# WORK REQUIRED
Return each line of the listing below, unchanged, and omit the images.

Records from a data collection
-- Start --
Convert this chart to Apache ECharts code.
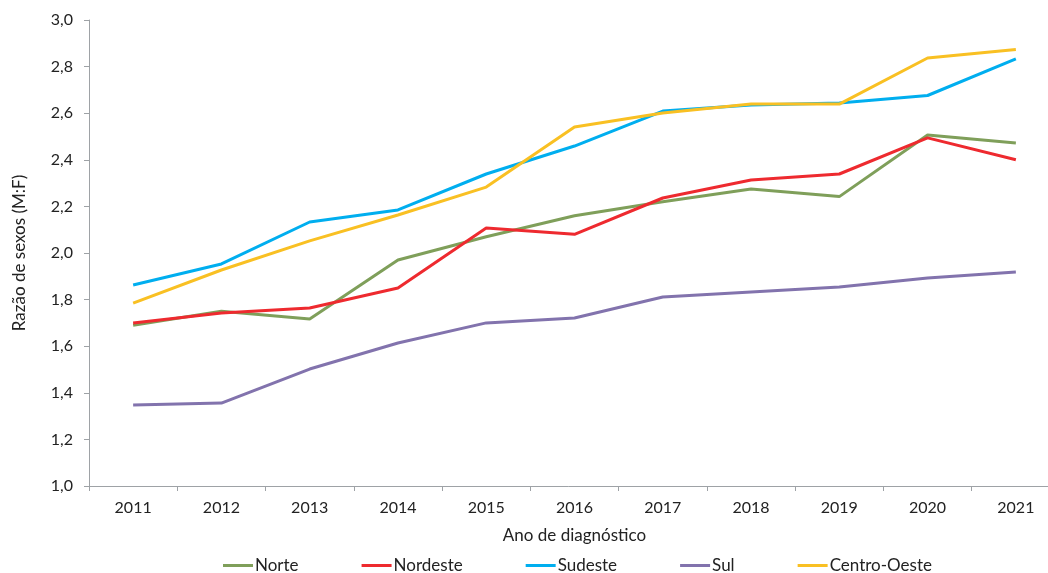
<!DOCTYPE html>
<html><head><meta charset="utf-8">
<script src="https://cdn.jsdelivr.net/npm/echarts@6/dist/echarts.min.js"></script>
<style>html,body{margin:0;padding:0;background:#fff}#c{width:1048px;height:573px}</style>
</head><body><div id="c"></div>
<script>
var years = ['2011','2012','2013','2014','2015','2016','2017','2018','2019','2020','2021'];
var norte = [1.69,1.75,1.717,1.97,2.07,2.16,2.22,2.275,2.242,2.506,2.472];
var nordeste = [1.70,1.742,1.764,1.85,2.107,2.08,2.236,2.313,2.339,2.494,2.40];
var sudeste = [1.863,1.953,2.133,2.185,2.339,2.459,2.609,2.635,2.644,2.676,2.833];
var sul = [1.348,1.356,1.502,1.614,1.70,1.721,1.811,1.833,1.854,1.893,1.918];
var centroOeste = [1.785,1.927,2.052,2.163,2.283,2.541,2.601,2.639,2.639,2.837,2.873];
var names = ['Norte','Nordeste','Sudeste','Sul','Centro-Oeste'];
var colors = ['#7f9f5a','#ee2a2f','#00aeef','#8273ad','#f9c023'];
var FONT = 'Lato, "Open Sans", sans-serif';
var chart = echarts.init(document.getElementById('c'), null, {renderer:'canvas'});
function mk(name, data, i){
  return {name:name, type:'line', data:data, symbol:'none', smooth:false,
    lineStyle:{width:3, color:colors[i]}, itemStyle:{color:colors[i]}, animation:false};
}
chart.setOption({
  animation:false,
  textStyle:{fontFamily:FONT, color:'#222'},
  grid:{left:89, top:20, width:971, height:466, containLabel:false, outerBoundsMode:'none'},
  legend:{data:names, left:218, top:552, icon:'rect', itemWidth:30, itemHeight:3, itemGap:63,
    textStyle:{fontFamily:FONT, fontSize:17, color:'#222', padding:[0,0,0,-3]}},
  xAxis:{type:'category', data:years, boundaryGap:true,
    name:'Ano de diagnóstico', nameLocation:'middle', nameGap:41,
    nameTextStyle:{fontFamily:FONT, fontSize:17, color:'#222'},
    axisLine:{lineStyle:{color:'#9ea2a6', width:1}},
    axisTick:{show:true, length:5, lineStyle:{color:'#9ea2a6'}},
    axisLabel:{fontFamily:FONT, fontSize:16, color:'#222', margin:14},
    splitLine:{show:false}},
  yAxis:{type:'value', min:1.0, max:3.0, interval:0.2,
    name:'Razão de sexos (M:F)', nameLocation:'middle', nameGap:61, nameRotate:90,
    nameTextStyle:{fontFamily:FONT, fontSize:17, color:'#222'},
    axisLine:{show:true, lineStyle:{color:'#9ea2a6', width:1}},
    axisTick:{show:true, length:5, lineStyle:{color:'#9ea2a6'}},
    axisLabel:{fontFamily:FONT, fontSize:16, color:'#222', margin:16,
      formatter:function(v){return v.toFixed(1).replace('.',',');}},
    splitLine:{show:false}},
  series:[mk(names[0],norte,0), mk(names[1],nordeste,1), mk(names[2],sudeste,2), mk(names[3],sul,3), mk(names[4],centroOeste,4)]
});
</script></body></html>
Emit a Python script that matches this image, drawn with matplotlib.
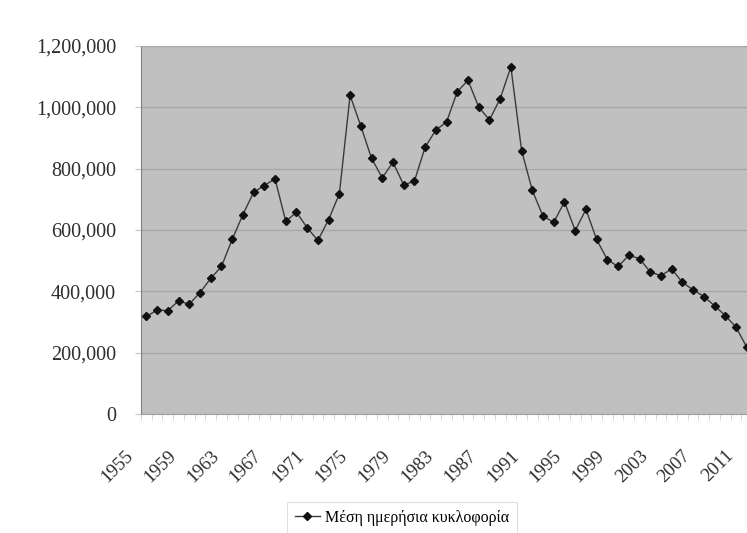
-- End --
# OUTPUT BELOW
Convert this chart to Apache ECharts code.
<!DOCTYPE html>
<html><head><meta charset="utf-8">
<script src="https://cdn.jsdelivr.net/npm/echarts@6/dist/echarts.min.js"></script>
<style>html,body{margin:0;padding:0;background:#fff}#c{width:1048px;height:573px}</style>
</head><body><div id="c"></div>
<script>
var years = ['2011','2012','2013','2014','2015','2016','2017','2018','2019','2020','2021'];
var norte = [1.69,1.75,1.717,1.97,2.07,2.16,2.22,2.275,2.242,2.506,2.472];
var nordeste = [1.70,1.742,1.764,1.85,2.107,2.08,2.236,2.313,2.339,2.494,2.40];
var sudeste = [1.863,1.953,2.133,2.185,2.339,2.459,2.609,2.635,2.644,2.676,2.833];
var sul = [1.348,1.356,1.502,1.614,1.70,1.721,1.811,1.833,1.854,1.893,1.918];
var centroOeste = [1.785,1.927,2.052,2.163,2.283,2.541,2.601,2.639,2.639,2.837,2.873];
var names = ['Norte','Nordeste','Sudeste','Sul','Centro-Oeste'];
var colors = ['#7f9f5a','#ee2a2f','#00aeef','#8273ad','#f9c023'];
var FONT = 'Lato, "Open Sans", sans-serif';
var chart = echarts.init(document.getElementById('c'), null, {renderer:'canvas'});
function mk(name, data, i){
  return {name:name, type:'line', data:data, symbol:'none', smooth:false,
    lineStyle:{width:3, color:colors[i]}, itemStyle:{color:colors[i]}, animation:false};
}
chart.setOption({
  animation:false,
  textStyle:{fontFamily:FONT, color:'#222'},
  grid:{left:89, top:20, width:971, height:466, containLabel:false, outerBoundsMode:'none'},
  legend:{data:names, left:218, top:552, icon:'rect', itemWidth:30, itemHeight:3, itemGap:63,
    textStyle:{fontFamily:FONT, fontSize:17, color:'#222', padding:[0,0,0,-3]}},
  xAxis:{type:'category', data:years, boundaryGap:true,
    name:'Ano de diagnóstico', nameLocation:'middle', nameGap:41,
    nameTextStyle:{fontFamily:FONT, fontSize:17, color:'#222'},
    axisLine:{lineStyle:{color:'#9ea2a6', width:1}},
    axisTick:{show:true, length:5, lineStyle:{color:'#9ea2a6'}},
    axisLabel:{fontFamily:FONT, fontSize:16, color:'#222', margin:14},
    splitLine:{show:false}},
  yAxis:{type:'value', min:1.0, max:3.0, interval:0.2,
    name:'Razão de sexos (M:F)', nameLocation:'middle', nameGap:61, nameRotate:90,
    nameTextStyle:{fontFamily:FONT, fontSize:17, color:'#222'},
    axisLine:{show:true, lineStyle:{color:'#9ea2a6', width:1}},
    axisTick:{show:true, length:5, lineStyle:{color:'#9ea2a6'}},
    axisLabel:{fontFamily:FONT, fontSize:16, color:'#222', margin:16,
      formatter:function(v){return v.toFixed(1).replace('.',',');}},
    splitLine:{show:false}},
  series:[mk(names[0],norte,0), mk(names[1],nordeste,1), mk(names[2],sudeste,2), mk(names[3],sul,3), mk(names[4],centroOeste,4)]
});
</script></body></html>
Emit a Python script that matches this image, drawn with matplotlib.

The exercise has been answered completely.